Leading architecture and engineering firm FBW Group is working with the International School of Kigali (ISK) to create a 21st Century ‘green’ campus in the Rwandan capital.
The ambitious $5m project will deliver a centre of learning for 500 students, with modern classrooms, state-of-the-art laboratories, a ‘maker space’ and first-class sports facilities on a 2.3 hectares site in Kibagabaga.
The phased development will be the internationally accredited, non-profit school’s permanent campus for its pupils, who range in age from pre-kindergarten through to Grade 12.
The FBW design features classroom clusters placed around open courtyards and responding to the topography with level access to all floors for full accessibility. The main courtyard offers landscaped terraced seating as meeting point. Break-out spaces are key to the curriculum, wide corridors on the upper floors feature smaller pods for informal meeting. Ground floor classrooms will have a direct connection to the courtyards and playground. Older students will be able to meet on an open roof terrace on one of the four-storey buildings.
Other features of the FBW plan include a central square partially covered by a large existing tree and an open timber roof structure cafeteria for all types of community activities.
The large open classrooms, with full height glazed windows will be orientated north south, avoiding low sun angles from east and west, while still allowing for great views across the campus and the spectacular valley that sits below.
All the buildings have been designed to be constructed using locally made, eco-friendly brickwork, fired through a low embodied carbon technique.
Antje Eckoldt, FBW group director, is leading the architecture and design team. She said: “Sustainability is at the heart of the plans we are drawing up for the ISK campus.
“The full campus will be constructed in mainly local materials such as brick, stone, timber and concrete.
“We will also be re-using materials from the existing buildings on the site and repurposing existing buildings, such as the main hall, in future phases of development.
“The locally developed brick system we will use creates bricks made from agricultural waste fired in small kilns.
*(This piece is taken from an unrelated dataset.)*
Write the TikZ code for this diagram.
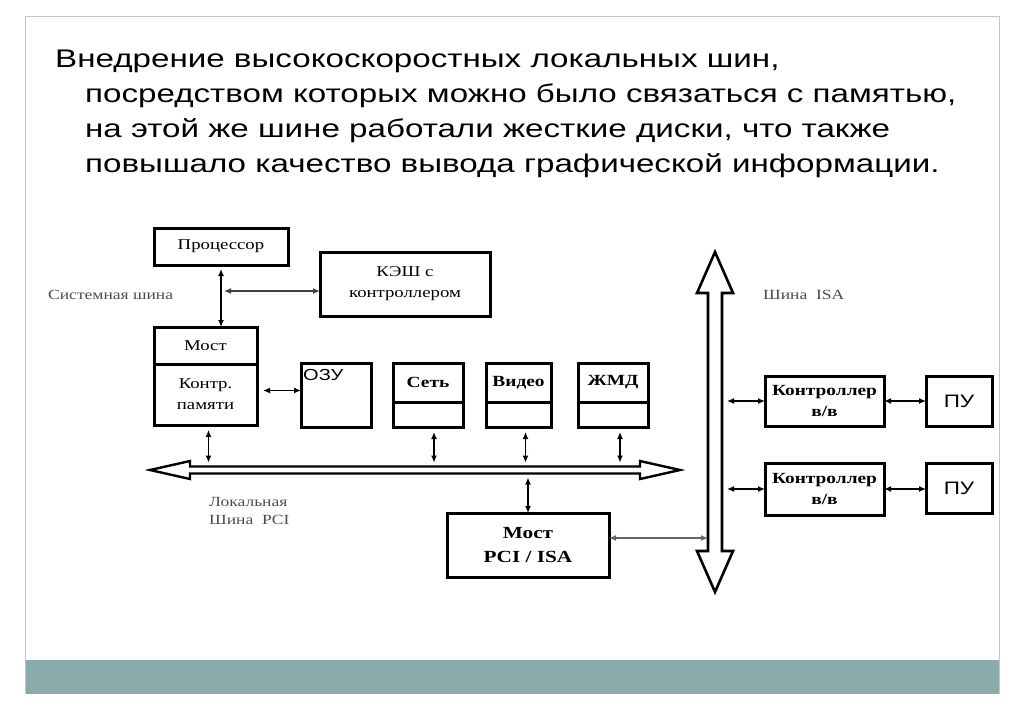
\documentclass[tikz,border=0pt]{standalone}
\usepackage{fontspec}
\setmainfont{Liberation Serif}
\newfontfamily\titlefont{Liberation Sans}[FakeStretch=1.3]
\newfontfamily\boxfont{Liberation Serif}[FakeStretch=1.25]
\newfontfamily\sansbox{Liberation Sans}[FakeStretch=1.25]
\usetikzlibrary{arrows.meta,positioning,calc}
\definecolor{bandteal}{RGB}{138,171,171}
\definecolor{framegray}{RGB}{195,198,198}
\tikzstyle{block} = [draw, rectangle, line width=3pt, outer sep=0pt,
    inner sep=0pt, align=center, font=\boxfont\fontsize{15}{21}\selectfont]
\tikzstyle{boldblock} = [block, font=\boxfont\bfseries\fontsize{15.5}{21}\selectfont]
\tikzstyle{buslabel} = [inner sep=0pt, align=left, text=black!70,
    font=\boxfont\fontsize{14}{18}\selectfont]
\tikzstyle{bus} = [draw, line width=2.6pt, fill=white, line join=miter]
\tikzstyle{coord} = [coordinate]
\tikzstyle{connector} = [{Latex[length=7pt,width=6pt]}-{Latex[length=7pt,width=6pt]}, line width=1.3pt]

\begin{document}
\begin{tikzpicture}[x=1pt,y=-1pt]
		\useasboundingbox (0,0) rectangle (1024,724);
		% slide frame
		\fill[bandteal] (25,660) rectangle (999,694);
		\draw[framegray, line width=1pt] (25,694) -- (25,16) -- (999,16) -- (999,694);
		
		\node[anchor=north west, inner sep=0pt, align=left,
		      font=\titlefont\fontsize{25.5}{35}\selectfont] (title) at (55,50)
		  {Внедрение высокоскоростных локальных шин,\\
		   \hspace*{30pt}посредством которых можно было связаться с памятью,\\
		   \hspace*{30pt}на этой же шине работали жесткие диски, что также\\
		   \hspace*{30pt}повышало качество вывода графической информации.};
		
		% buses
		\draw[bus, line width=2.4pt] (150,470) -- (190,461) -- (190,466.5) -- (640,466.5) -- (640,461) -- (680,470)
		  -- (640,479) -- (640,473.5) -- (190,473.5) -- (190,479) -- cycle;
		\draw[bus] (715,252) -- (733,293) -- (722,293) -- (722,551) -- (733,551) -- (715,592)
		  -- (697,551) -- (708,551) -- (708,293) -- (697,293) -- cycle;
		\node[coord] (pcitop) at (0,466.5) {};
		\node[coord] (pcibot) at (0,473.5) {};
		\node[coord] (isaleft) at (708,0) {};
		\node[coord] (isaright) at (722,0) {};
		\node[coord] (sysbus) at (221,291) {};
		
		\node[block, minimum width=134pt, minimum height=37pt] (cpu) at (221,246.5) {Процессор};
		\node[block, minimum width=170pt, minimum height=64pt] (cache) at (405,284) {КЭШ с\\контроллером};
		\node[block, minimum width=103pt, minimum height=37pt] (most) at (205.5,345.5) {Мост};
		\node[block, minimum width=103pt, minimum height=61pt, below=0pt of most] (memctl) {Контр.\\памяти};
		
		\node[block, minimum width=70pt, minimum height=64pt] (ozu) at (336,395) {};
		\node[anchor=north west, inner sep=0pt, font=\sansbox\fontsize{16}{18}\selectfont] (ozutxt)
		  at ([shift={(2pt,-6pt)}]ozu.north west) {ОЗУ};
		
		\node[boldblock, minimum width=70pt, minimum height=39pt] (net) at (428,382.5) {Сеть};
		\node[block, minimum width=70pt, minimum height=25pt, below=0pt of net] (netlow) {};
		\node[boldblock, minimum width=65pt, minimum height=39pt] (video) at (518.5,382.5) {Видео};
		\node[block, minimum width=65pt, minimum height=25pt, below=0pt of video] (videolow) {};
		\node[boldblock, minimum width=70pt, minimum height=39pt] (hdd) at (613,382.5) {ЖМД};
		\node[block, minimum width=70pt, minimum height=25pt, below=0pt of hdd] (hddlow) {};
		
		\node[boldblock, minimum width=162pt, minimum height=64pt,
		      font=\boxfont\bfseries\fontsize{17}{24}\selectfont] (bridge) at (528,545) {Мост\\PCI / ISA};
		
		\node[boldblock, minimum width=119pt, minimum height=50pt] (ctrla) at (824.5,401) {Контроллер\\в/в};
		\node[block, minimum width=66pt, minimum height=50pt, font=\sansbox\fontsize{18}{20}\selectfont] (pua) at (959,401) {ПУ};
		\node[boldblock, minimum width=119pt, minimum height=52pt] (ctrlb) at (824.5,489) {Контроллер\\в/в};
		\node[block, minimum width=66pt, minimum height=50pt, font=\sansbox\fontsize{18}{20}\selectfont] (pub) at (959,488) {ПУ};
		
		\node[buslabel, anchor=west] (syslabel) at (48,295) {Системная шина};
		\node[buslabel, anchor=north west] (pcilabel) at (209,497) {Локальная\\Шина\ \ PCI};
		\node[buslabel, anchor=west] (isalabel) at (763,295) {Шина\ \ ISA};
		
		\draw[connector, shorten <=4pt] (cpu.south) to (cpu.south |- most.north);
		\draw[connector, black!75, shorten <=3pt] (sysbus) to (sysbus -| cache.west);
		\draw[connector, shorten <=6pt] ([yshift=4pt]memctl.east) to ([yshift=4pt]memctl.east -| ozu.west);
		
		\draw[connector, shorten <=5pt, shorten >=4pt] ([xshift=3pt]memctl.south) to ([xshift=3pt]memctl.south |- pcitop);
		\draw[connector, shorten <=5pt, shorten >=4pt] ([xshift=6pt]netlow.south) to ([xshift=6pt]netlow.south |- pcitop);
		\draw[connector, shorten <=5pt, shorten >=4pt] ([xshift=7pt]videolow.south) to ([xshift=7pt]videolow.south |- pcitop);
		\draw[connector, shorten <=5pt, shorten >=4pt] ([xshift=7pt]hddlow.south) to ([xshift=7pt]hddlow.south |- pcitop);
		\draw[connector, shorten <=4pt] (bridge.north |- pcibot) to (bridge.north);
		\draw[connector, black!60] ([yshift=7pt]bridge.east) to ([yshift=7pt]bridge.east -| isaleft);
		
		\draw[connector, shorten <=5pt] (ctrla.west -| isaright) to (ctrla.west);
		\draw[connector] (ctrla.east) to (pua.west);
		\draw[connector, shorten <=5pt] (ctrlb.west -| isaright) to (ctrlb.west);
		\draw[connector] (ctrlb.east) to (pub.west |- ctrlb.east);
	\end{tikzpicture}
\end{document}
“We are also looking to create large classrooms with high ceilings that will be naturally ventilated.
“First-class sporting facilities are also planned for the site and the new campus will be a seat of learning fit for the 21st Century and ISK’s plans for the future.”
ISK, which was founded in 2009, is looking to double the number of students it has over the next decade.
While construction work is carried out to create the new purpose-built campus its students will be taught in modern new classrooms housed in existing buildings on the site, which have been fully refurbished.
Announcing the project earlier this year, Marcel Lehner, president of the ISK School Board, said: “Establishing a permanent campus in Kigali has been a long-standing ambition of the school since its founding.”
Construction work could begin as early as next summer, with a two-to-three-year building phase. As well as design and architectural services, FBW Group is providing its engineering expertise on the project,
The ISK project is the latest in a long line of work carried out by FBW Group in the education sector over the last quarter of a century. That work ranges from remote rural schools to modern university campuses.